改正民法は養育費の徴収強化は法制化し、面会交流の実効性は見送られた。自分たちで男性ATM化の旗を振る新聞社員は哀れだ。

論説と懇談

 その後1階の部屋に通され、3人とぼくたち2人と面談した。ほとんどこっちの主張を一方的に伝えたけど、単独親権制度が家制度を引き継ぎ、日本国憲法に合わせた戦後民法改革で採用されたのが共同親権だというのは歴史的事実だ。それを親権が戦前の支配権的な親の権利を引き継いでいるから婚姻外には適用するな、なんて理屈は通じないと指摘した。

 信濃毎日は社説以外でも、他人の親子の再会を阻む差別排外主義的な共同親権反対運動を社会面で取り上げることも多く、その担い手はこれまでリベラルや左派、市民運動と呼ばれてきた人々にほかならない。論説の人は「どうしてこれが党派的問題になるのかと思った」と言っていたけど、現場の実態や歴史的経緯を知らずに、弱者保護を唱えられれば反論できなかった論説内部のパワーバランスが手に取るようにわかる。
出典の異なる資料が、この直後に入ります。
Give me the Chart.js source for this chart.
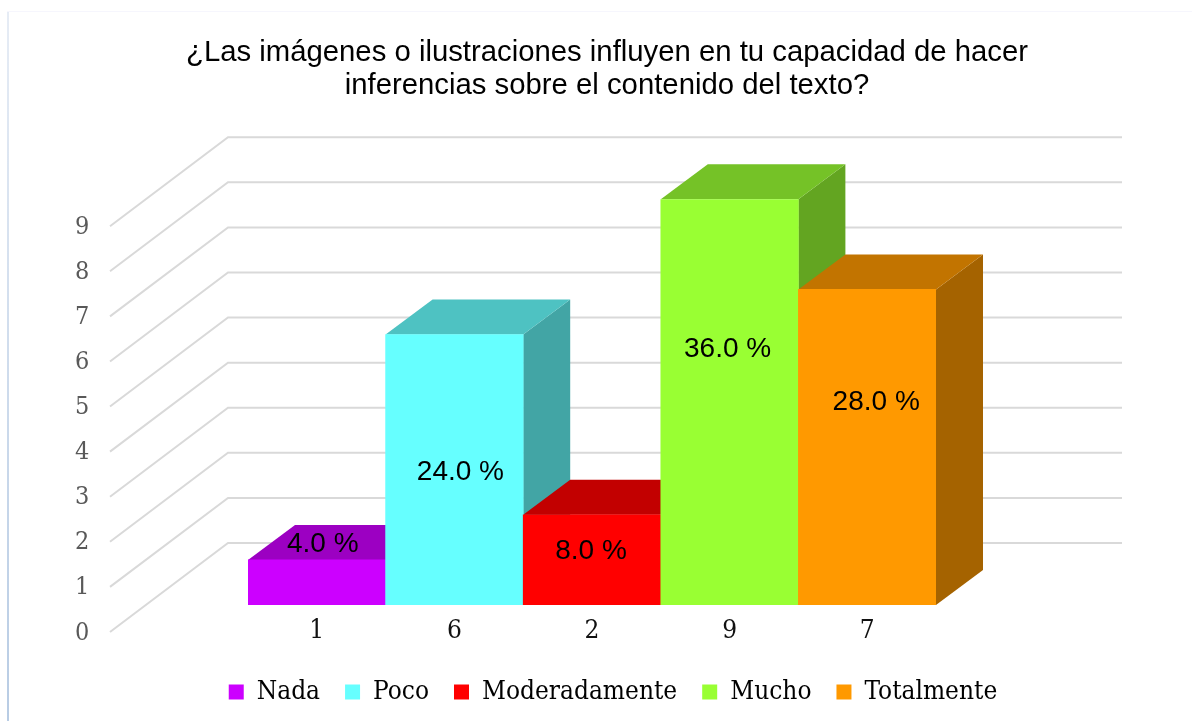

「木村草太はあれこれ言ってるけどただの復古主義じゃないですか」

「上野千鶴子は日本の男に共同親権は100年早いと言ってますよ。あなたたち悔しくないの」

「福島瑞穂は自分は事実婚で子どもには自由に姓を選ばせたと自慢してて、他人の家の子はいっしょに暮らす親の姓を名乗るのが当たり前と国会で言ってますよ。ただのワガママじゃないですか」

長野市から新幹線ですぐのメトロポリスの知識人の堕落ぶりを一通り批判しておいた。伊那谷奥地の野蛮人の主張など最初から目に入らなかったのだろう。

 唯一論説の人が食い下がったのが「訴訟妨害と言われるのは不本意」ということだった。

「もちろん訴訟なんだからどっちの立場に立つのもありますよ。でも信毎はケンポーケンポー言うじゃないですか。読売新聞が同じこと言うのとはわけが違う」

 論説がぼくたちの訴訟を踏まえて社説を作っているなんてその痕跡すら見えない。不勉強ぶりがあらためて明らかになった面談だった。

 最終的に、社内でのぼくたちを呼んでの研修か、ぼくたちに記事を書かせるよう要請して面談を終えた。

記者会見

 その後県庁に移動して記者会見の時間を持った。この問題に関しては、信毎が突出して子どもに会えない親たちを罵倒してきたけど、他の報道機関も似たり寄ったりだ。意見交換が趣旨と最初に述べて説明を終え、記者から質問を受けた。全体的に問題意識を持っているとは思えなかったけど、「賛成反対両論併記をしている。それじゃダメなのか」という質問があった。

「共同親権を望むDV被害者については取り上げませんよね」とぼくは答えている。

DV被害者は全員共同親権に反対しているかのような論調そのものが、男性悪者、女性被害者のジェンダーバイアスに基づいている。

DV問題を論じるときにも、性役割は論じるけどその背景に男性排除の親権制度があることは問題視しない。DV対策が民事対応で不徹底になっているのは、結局民事不介入の家制度、つまり単独親権制度が背景にある。